→ COLLECTED DATA
------------------------------------
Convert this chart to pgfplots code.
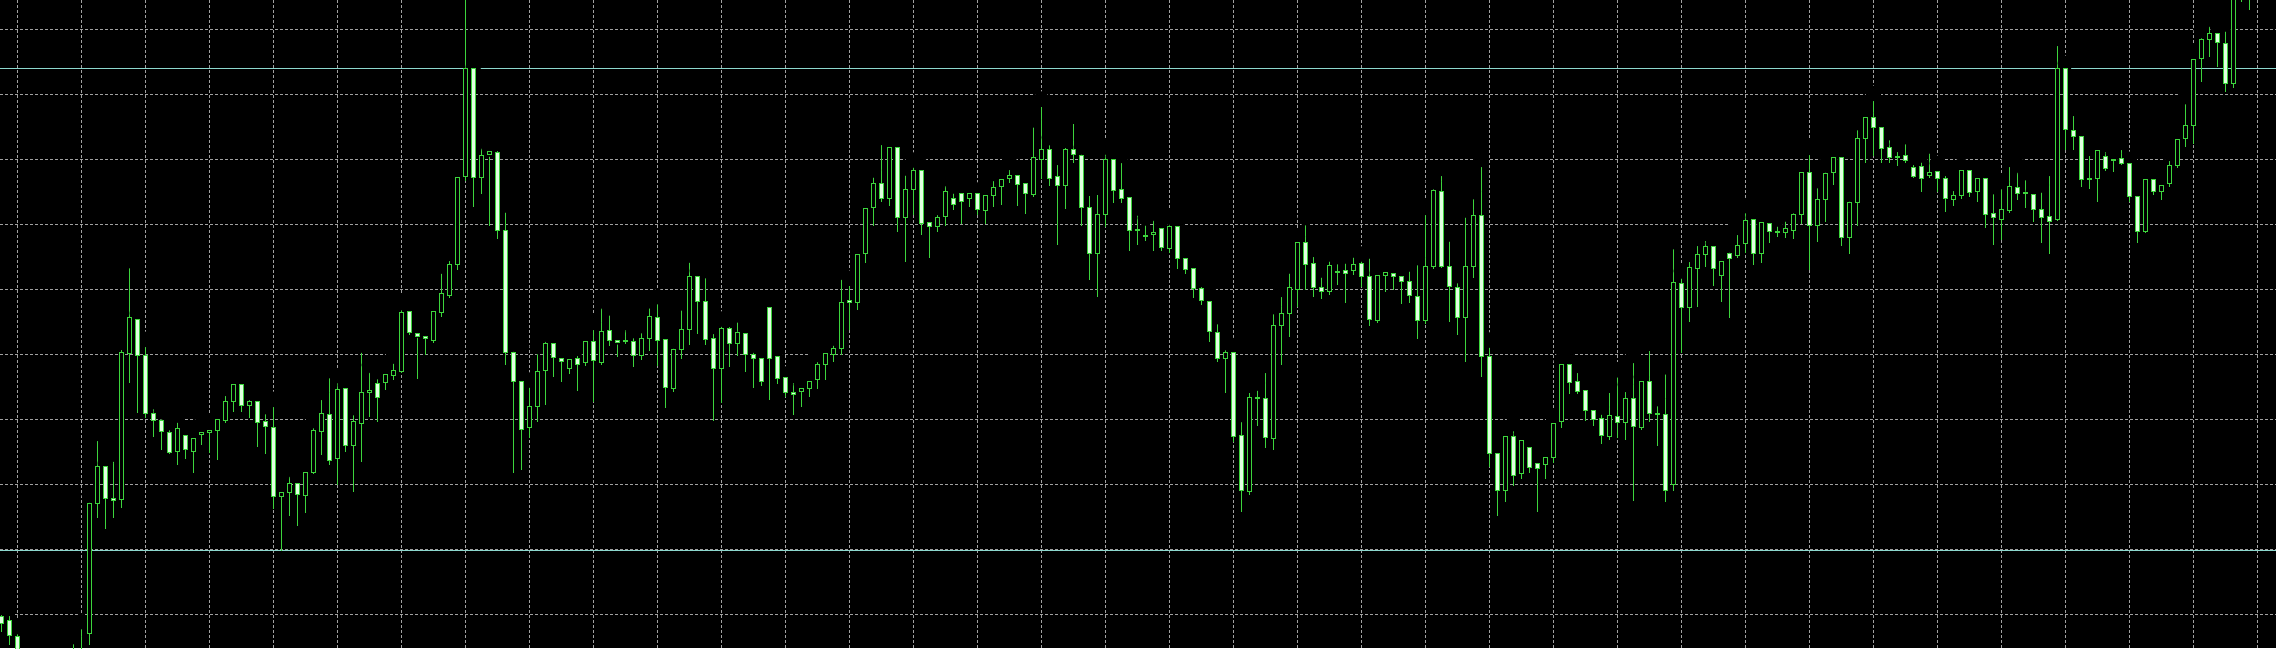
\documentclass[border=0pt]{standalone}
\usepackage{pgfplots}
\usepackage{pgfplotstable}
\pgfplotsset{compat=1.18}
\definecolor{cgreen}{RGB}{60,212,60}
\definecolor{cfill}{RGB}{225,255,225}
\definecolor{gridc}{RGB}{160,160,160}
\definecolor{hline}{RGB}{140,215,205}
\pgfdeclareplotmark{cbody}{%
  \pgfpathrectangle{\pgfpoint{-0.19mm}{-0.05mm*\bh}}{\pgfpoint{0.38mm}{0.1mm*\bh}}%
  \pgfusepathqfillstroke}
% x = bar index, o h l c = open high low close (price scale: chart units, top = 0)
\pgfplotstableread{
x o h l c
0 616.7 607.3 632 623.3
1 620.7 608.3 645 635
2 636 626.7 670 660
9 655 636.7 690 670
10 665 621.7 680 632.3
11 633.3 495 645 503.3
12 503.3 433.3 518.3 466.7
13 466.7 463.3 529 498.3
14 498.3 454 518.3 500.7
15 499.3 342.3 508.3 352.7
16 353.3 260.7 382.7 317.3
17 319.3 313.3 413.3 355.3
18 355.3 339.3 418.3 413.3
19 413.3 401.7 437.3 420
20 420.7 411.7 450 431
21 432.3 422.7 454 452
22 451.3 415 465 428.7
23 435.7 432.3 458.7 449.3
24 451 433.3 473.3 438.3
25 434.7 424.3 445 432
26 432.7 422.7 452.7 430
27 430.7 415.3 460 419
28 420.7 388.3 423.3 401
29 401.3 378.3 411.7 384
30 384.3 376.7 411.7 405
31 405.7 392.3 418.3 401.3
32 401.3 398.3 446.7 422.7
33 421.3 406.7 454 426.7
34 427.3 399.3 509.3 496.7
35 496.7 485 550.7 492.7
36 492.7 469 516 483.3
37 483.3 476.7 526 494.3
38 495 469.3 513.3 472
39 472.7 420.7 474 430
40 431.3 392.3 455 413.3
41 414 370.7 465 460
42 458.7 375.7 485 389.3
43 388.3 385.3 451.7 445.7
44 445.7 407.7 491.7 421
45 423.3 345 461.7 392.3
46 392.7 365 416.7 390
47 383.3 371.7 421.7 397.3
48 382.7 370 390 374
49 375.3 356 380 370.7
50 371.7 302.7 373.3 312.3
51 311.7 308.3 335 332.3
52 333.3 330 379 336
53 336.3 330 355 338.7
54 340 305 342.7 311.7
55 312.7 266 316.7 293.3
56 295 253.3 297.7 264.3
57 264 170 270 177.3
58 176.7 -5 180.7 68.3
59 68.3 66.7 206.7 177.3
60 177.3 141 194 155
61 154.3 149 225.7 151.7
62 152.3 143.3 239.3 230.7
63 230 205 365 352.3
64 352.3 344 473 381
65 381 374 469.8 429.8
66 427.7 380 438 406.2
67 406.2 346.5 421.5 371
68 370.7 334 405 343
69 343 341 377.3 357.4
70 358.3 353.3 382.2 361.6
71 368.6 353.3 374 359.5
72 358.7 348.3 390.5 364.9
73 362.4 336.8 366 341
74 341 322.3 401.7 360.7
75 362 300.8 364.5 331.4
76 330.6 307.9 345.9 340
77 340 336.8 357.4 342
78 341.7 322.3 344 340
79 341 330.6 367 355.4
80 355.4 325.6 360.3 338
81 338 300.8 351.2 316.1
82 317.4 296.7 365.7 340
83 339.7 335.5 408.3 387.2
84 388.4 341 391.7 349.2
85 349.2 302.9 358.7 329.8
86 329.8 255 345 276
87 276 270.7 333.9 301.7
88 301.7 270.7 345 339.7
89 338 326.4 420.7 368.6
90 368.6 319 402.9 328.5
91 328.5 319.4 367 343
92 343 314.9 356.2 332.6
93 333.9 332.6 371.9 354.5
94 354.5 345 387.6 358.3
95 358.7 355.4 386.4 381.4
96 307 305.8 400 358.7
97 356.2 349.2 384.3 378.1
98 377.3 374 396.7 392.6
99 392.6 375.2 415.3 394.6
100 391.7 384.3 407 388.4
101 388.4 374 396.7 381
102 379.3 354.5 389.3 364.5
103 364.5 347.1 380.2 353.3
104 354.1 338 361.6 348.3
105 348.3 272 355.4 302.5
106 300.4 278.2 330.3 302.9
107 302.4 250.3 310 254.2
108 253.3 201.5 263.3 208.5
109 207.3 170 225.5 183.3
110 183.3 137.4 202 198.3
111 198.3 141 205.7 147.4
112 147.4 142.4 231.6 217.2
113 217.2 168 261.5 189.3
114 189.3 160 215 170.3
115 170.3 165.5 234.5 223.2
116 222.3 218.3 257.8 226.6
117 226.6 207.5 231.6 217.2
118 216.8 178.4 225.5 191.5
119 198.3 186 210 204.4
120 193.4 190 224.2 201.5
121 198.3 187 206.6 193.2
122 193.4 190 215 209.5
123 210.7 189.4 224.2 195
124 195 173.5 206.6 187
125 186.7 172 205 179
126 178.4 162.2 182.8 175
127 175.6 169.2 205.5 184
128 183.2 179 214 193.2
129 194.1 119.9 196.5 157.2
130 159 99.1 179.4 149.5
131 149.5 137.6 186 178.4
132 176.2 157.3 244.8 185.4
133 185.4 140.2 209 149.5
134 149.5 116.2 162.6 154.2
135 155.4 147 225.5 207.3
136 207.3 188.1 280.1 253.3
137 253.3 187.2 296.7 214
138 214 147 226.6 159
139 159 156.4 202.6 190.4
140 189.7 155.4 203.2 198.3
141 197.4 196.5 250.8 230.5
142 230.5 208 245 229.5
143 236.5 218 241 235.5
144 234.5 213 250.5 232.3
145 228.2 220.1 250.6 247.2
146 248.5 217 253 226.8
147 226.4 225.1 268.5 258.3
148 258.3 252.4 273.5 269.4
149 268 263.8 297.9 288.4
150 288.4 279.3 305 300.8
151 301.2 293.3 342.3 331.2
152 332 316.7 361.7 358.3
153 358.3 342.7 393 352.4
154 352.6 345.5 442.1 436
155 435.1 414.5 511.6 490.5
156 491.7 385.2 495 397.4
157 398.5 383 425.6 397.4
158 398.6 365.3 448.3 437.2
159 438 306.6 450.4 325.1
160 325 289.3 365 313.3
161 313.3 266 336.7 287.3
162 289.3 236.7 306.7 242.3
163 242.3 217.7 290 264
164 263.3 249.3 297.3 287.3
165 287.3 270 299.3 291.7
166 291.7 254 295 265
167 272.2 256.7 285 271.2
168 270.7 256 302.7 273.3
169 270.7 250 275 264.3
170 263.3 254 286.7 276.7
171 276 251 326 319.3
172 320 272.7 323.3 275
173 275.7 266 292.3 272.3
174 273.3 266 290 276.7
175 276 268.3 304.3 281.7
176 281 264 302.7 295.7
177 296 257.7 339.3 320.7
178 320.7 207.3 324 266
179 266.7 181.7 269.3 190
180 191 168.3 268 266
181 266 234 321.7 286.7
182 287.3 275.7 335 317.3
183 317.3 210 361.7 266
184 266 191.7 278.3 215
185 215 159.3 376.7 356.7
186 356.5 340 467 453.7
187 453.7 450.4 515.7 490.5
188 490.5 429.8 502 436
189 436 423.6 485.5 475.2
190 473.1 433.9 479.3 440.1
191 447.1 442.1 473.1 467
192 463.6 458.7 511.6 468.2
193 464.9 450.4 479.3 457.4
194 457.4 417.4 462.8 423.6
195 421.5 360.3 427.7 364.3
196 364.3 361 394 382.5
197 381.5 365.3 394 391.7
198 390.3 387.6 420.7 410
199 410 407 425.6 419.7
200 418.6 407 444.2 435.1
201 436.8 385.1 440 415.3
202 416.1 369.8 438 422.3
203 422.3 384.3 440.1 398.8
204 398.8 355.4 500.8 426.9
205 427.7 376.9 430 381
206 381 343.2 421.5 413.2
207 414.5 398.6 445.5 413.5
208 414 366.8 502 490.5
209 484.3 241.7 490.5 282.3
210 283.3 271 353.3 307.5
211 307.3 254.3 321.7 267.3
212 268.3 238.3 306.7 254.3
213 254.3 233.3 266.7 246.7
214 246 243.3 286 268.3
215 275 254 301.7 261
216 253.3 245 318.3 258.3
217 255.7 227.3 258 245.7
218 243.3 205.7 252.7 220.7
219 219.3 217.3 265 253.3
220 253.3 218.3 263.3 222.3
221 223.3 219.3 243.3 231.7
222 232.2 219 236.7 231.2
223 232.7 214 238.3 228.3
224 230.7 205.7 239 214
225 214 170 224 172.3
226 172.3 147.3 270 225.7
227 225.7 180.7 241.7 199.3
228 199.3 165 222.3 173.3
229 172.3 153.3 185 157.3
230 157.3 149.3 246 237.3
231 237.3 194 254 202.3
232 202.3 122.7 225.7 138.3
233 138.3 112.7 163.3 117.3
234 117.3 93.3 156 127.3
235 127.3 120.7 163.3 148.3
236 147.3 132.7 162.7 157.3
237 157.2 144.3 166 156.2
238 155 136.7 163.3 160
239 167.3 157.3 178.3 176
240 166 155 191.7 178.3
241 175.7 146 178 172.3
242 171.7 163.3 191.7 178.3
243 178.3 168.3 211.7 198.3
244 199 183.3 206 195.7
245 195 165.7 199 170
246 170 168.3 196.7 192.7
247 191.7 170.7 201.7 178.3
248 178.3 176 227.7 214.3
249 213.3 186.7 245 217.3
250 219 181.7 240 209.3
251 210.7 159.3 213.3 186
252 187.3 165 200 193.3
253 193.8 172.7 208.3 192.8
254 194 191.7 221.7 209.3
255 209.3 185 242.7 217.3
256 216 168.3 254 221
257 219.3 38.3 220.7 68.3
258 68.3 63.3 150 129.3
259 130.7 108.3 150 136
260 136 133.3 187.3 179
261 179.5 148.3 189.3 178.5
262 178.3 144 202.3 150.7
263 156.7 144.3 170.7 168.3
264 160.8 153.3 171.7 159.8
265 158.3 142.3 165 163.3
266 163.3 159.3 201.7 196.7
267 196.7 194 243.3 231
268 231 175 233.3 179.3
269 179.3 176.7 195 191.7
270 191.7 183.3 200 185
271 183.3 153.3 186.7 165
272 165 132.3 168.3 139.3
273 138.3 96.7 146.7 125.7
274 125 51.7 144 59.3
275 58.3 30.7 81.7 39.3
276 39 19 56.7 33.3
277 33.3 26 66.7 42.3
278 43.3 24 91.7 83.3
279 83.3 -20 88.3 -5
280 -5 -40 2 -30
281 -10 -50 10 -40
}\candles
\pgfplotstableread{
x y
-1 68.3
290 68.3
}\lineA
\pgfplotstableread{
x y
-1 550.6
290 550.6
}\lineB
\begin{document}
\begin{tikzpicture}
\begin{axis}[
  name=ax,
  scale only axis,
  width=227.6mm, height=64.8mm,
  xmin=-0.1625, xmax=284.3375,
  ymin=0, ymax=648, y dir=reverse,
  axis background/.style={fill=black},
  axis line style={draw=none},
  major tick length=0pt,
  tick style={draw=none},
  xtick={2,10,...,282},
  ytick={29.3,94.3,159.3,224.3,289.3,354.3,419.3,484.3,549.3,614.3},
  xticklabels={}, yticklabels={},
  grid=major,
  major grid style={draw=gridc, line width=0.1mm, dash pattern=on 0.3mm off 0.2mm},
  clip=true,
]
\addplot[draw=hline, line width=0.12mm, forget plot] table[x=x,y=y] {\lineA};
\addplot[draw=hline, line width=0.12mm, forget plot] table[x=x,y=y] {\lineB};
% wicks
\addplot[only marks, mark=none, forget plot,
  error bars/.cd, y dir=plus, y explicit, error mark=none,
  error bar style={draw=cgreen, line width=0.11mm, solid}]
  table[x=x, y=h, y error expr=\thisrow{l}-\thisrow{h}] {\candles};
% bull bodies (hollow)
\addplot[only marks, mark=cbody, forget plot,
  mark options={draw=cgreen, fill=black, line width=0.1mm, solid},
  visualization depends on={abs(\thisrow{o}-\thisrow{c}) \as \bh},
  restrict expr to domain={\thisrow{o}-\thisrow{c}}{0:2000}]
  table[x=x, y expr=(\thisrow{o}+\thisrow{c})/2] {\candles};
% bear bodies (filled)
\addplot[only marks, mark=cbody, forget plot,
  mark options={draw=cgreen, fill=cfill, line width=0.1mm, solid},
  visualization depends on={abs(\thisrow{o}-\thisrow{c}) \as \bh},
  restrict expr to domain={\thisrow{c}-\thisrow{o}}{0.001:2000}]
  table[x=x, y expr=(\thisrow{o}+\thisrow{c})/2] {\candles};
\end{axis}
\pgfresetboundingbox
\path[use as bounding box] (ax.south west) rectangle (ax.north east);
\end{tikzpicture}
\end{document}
------------------------------------
→ DESCRIPTION OF THE TASK
Gather all lines with the string "chart" from the data.

→ EXERCISE RESULT
Convert this chart to pgfplots code.
% x = bar index, o h l c = open high low close (price scale: chart units, top = 0)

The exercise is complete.